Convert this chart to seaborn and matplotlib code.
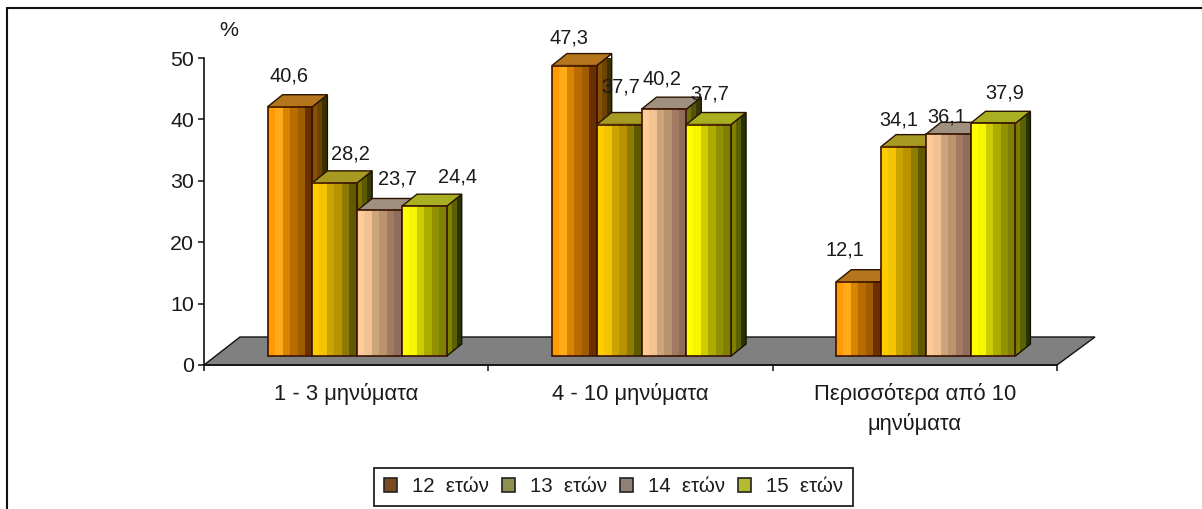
import numpy as np
import pandas as pd
import matplotlib
matplotlib.use("Agg")
import matplotlib.pyplot as plt
import seaborn as sns
from matplotlib.colors import to_rgb
from matplotlib.lines import Line2D
from matplotlib.patches import Patch, Polygon

W, H = 1202, 509
categories = ["1 - 3 μηνύματα", "4 - 10 μηνύματα", "Περισσότερα από 10\nμηνύματα"]
age_groups = ["12  ετών", "13  ετών", "14  ετών", "15  ετών"]
age_12 = [40.6, 47.3, 12.1]
age_13 = [28.2, 37.7, 34.1]
age_14 = [23.7, 40.2, 36.1]
age_15 = [24.4, 37.7, 37.9]
y_ticks = [0, 10, 20, 30, 40, 50]

front_bands = [
    ["#ff9a00", "#ffaa18", "#d98400", "#b86c00", "#a05c00", "#6a3000"],
    ["#ffcc00", "#f4c400", "#cca400", "#b89200", "#8c7c00", "#5f5a00"],
    ["#ffcc99", "#f2c292", "#cba67c", "#b9946c", "#a27a62", "#8c6e5a"],
    ["#ffff00", "#f6f600", "#cccc00", "#acac00", "#909000", "#808000"],
]
top_colors = ["#b5751c", "#a69a22", "#a09080", "#a8b022"]
side_bands = [
    ["#8a5200", "#6a4400", "#3c3000"],
    ["#7a7400", "#5c5a00", "#38380a"],
    ["#6f6f10", "#55550a", "#383808"],
    ["#808000", "#5c6000", "#2a3208"],
]
legend_colors = ["#7a4a20", "#8f8f50", "#8f8078", "#b5bb30"]
label_nudges = [  # px offset of each value label from its bar's front-top centre
    [(-1, 31), (-5, 28), (-14, 32)],
    [(16, 29), (2, 38), (-5, 27)],
    [(18, 31), (-2, 30), (-1, 17)],
    [(33, 29), (1, 31), (12, 30)],
]

sns.set_theme(style="white")
plt.rcParams["font.family"] = ["Liberation Sans", "DejaVu Sans"]
TEXT = "#1a1a1a"
FS_VALUE = 14.4
FS_TICK = 15.4
FS_CAT = 15.8
FS_LEG = 14.7

fig = plt.figure(figsize=(W / 100, H / 100), dpi=100, facecolor="white")
ax_l, ax_r, ax_t, ax_b = 204, 1057, 58, 365
ax = fig.add_axes([ax_l / W, 1 - ax_b / H, (ax_r - ax_l) / W, (ax_b - ax_t) / H])

df = pd.DataFrame({"cat": categories, age_groups[0]: age_12, age_groups[1]: age_13,
                   age_groups[2]: age_14, age_groups[3]: age_15})
long_df = df.melt(id_vars="cat", var_name="age", value_name="pct")
sns.barplot(data=long_df, x="cat", y="pct", hue="age", order=categories, hue_order=age_groups,
            width=0.63, gap=0, dodge=True, legend=False, errorbar=None, ax=ax)

ax.set_xlim(-0.5, 2.5)
ax.set_ylim(0, 50)
ax.set_autoscale_on(False)
px_x = 3 / (ax_r - ax_l)
px_y = 50 / (ax_b - ax_t)

# floor
ax.add_patch(Polygon([(-0.5, 0), (-0.5 + 36 * px_x, 28 * px_y), (2.5 + 38 * px_x, 28 * px_y), (2.5, 0)],
                     closed=True, facecolor="#808080", edgecolor="#111111", lw=1.0, zorder=1, clip_on=False))

off_x, off_y = 11 * px_x, 9 * px_y
dep_x, dep_y = 15 * px_x, 12 * px_y
EDGE = "#3a1200"

for s, container in enumerate(ax.containers):
    for c, bar in enumerate(container):
        x0 = bar.get_x() + off_x
        x1 = x0 + bar.get_width()
        y0 = off_y
        y1 = bar.get_height() + off_y
        z = 3 + s * 0.1
        # right side, banded
        bands = [to_rgb(v) for v in side_bands[s]]
        ax.imshow(np.array([bands]), extent=(0, 1, 0, 1), aspect="auto", interpolation="nearest",
                  zorder=z, clip_on=False)
        im = ax.images[-1]
        side = Polygon([(x1, y0), (x1 + dep_x, y0 + dep_y), (x1 + dep_x, y1 + dep_y), (x1, y1)],
                       closed=True, facecolor="none", edgecolor="#141400", lw=1.0, zorder=z + 0.01, clip_on=False)
        ax.add_patch(side)
        im.set_extent((x1, x1 + dep_x, y0, y1 + dep_y))
        im.set_clip_path(side)
        im.set_clip_on(True)
        # top
        ax.add_patch(Polygon([(x0, y1), (x0 + dep_x, y1 + dep_y), (x1 + dep_x, y1 + dep_y), (x1, y1)],
                             closed=True, facecolor=top_colors[s], edgecolor="#2a1400", lw=1.0,
                             zorder=z + 0.02, clip_on=False))
        # front, banded
        bands = [to_rgb(v) for v in front_bands[s]]
        ax.imshow(np.array([bands]), extent=(x0, x1, y0, y1), aspect="auto", interpolation="nearest",
                  zorder=z + 0.03, clip_on=False)
        bar.set_xy((x0, y0))
        bar.set_facecolor("none")
        bar.set_edgecolor(EDGE)
        bar.set_linewidth(1.2)
        bar.set_zorder(z + 0.04)
        bar.set_clip_on(False)
        # value label
        nx, ny = label_nudges[s][c]
        ax.annotate(f"{bar.get_height():.1f}".replace(".", ","),
                    xy=((x0 + x1) / 2, y1), xytext=(nx * 0.72, ny * 0.72), textcoords="offset points",
                    ha="center", va="center", fontsize=FS_VALUE, color=TEXT, zorder=10, annotation_clip=False)

ax.set_xlim(-0.5, 2.5)
ax.set_ylim(0, 50)

sns.despine(ax=ax, top=True, right=True)
for name in ("left", "bottom"):
    ax.spines[name].set_color("#111111")
    ax.spines[name].set_linewidth(1.2)
    ax.spines[name].set_zorder(2)

ax.set_xlabel("")
ax.set_ylabel("")
ax.set_yticks(y_ticks)
ax.tick_params(axis="y", left=True, length=4, width=1.1, color="#111111", labelsize=FS_TICK, labelcolor=TEXT, pad=3)
ax.set_xticks(np.arange(len(categories)))
ax.set_xticklabels(categories, linespacing=1.45)
ax.set_xticks(np.arange(len(categories) + 1) - 0.5, minor=True)
ax.tick_params(axis="x", which="major", bottom=False, length=0, labelsize=FS_CAT, labelcolor=TEXT, pad=13)
ax.tick_params(axis="x", which="minor", bottom=True, length=4, width=1.1, color="#111111")

fig.text(229 / W, 1 - 30 / H, "%", fontsize=FS_TICK, color=TEXT, ha="center", va="center")

# outer frame (runs off the right and bottom of the picture)
fig.add_artist(Line2D([7 / W, 7 / W], [0, 1 - 8 / H], transform=fig.transFigure, color="#111111", lw=1.5))
fig.add_artist(Line2D([7 / W, 1], [1 - 8 / H, 1 - 8 / H], transform=fig.transFigure, color="#111111", lw=1.5))

handles = [Patch(facecolor=c, edgecolor="#222222", lw=1.2) for c in legend_colors]
leg = fig.legend(handles, age_groups, ncol=4, loc="center", bbox_to_anchor=(613.5 / W, 1 - 487 / H),
                 frameon=True, fancybox=False, edgecolor="#222222", framealpha=1, fontsize=FS_LEG,
                 handlelength=0.68, handleheight=0.68, handletextpad=0.73, columnspacing=0.6,
                 borderpad=0.45, labelcolor=TEXT)
leg.get_frame().set_linewidth(1.3)

fig.savefig("out.png", dpi=100, facecolor="white")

• **Your objective**: Leave out the pictures, then repeat the listing above exactly from its first line to the line with "y_ticks = [0, 10, 20, 30, 40, 50]", inclusive.

• **Task output**:
Convert this chart to seaborn and matplotlib code.
import numpy as np
import pandas as pd
import matplotlib
matplotlib.use("Agg")
import matplotlib.pyplot as plt
import seaborn as sns
from matplotlib.colors import to_rgb
from matplotlib.lines import Line2D
from matplotlib.patches import Patch, Polygon

W, H = 1202, 509
categories = ["1 - 3 μηνύματα", "4 - 10 μηνύματα", "Περισσότερα από 10\nμηνύματα"]
age_groups = ["12  ετών", "13  ετών", "14  ετών", "15  ετών"]
age_12 = [40.6, 47.3, 12.1]
age_13 = [28.2, 37.7, 34.1]
age_14 = [23.7, 40.2, 36.1]
age_15 = [24.4, 37.7, 37.9]
y_ticks = [0, 10, 20, 30, 40, 50]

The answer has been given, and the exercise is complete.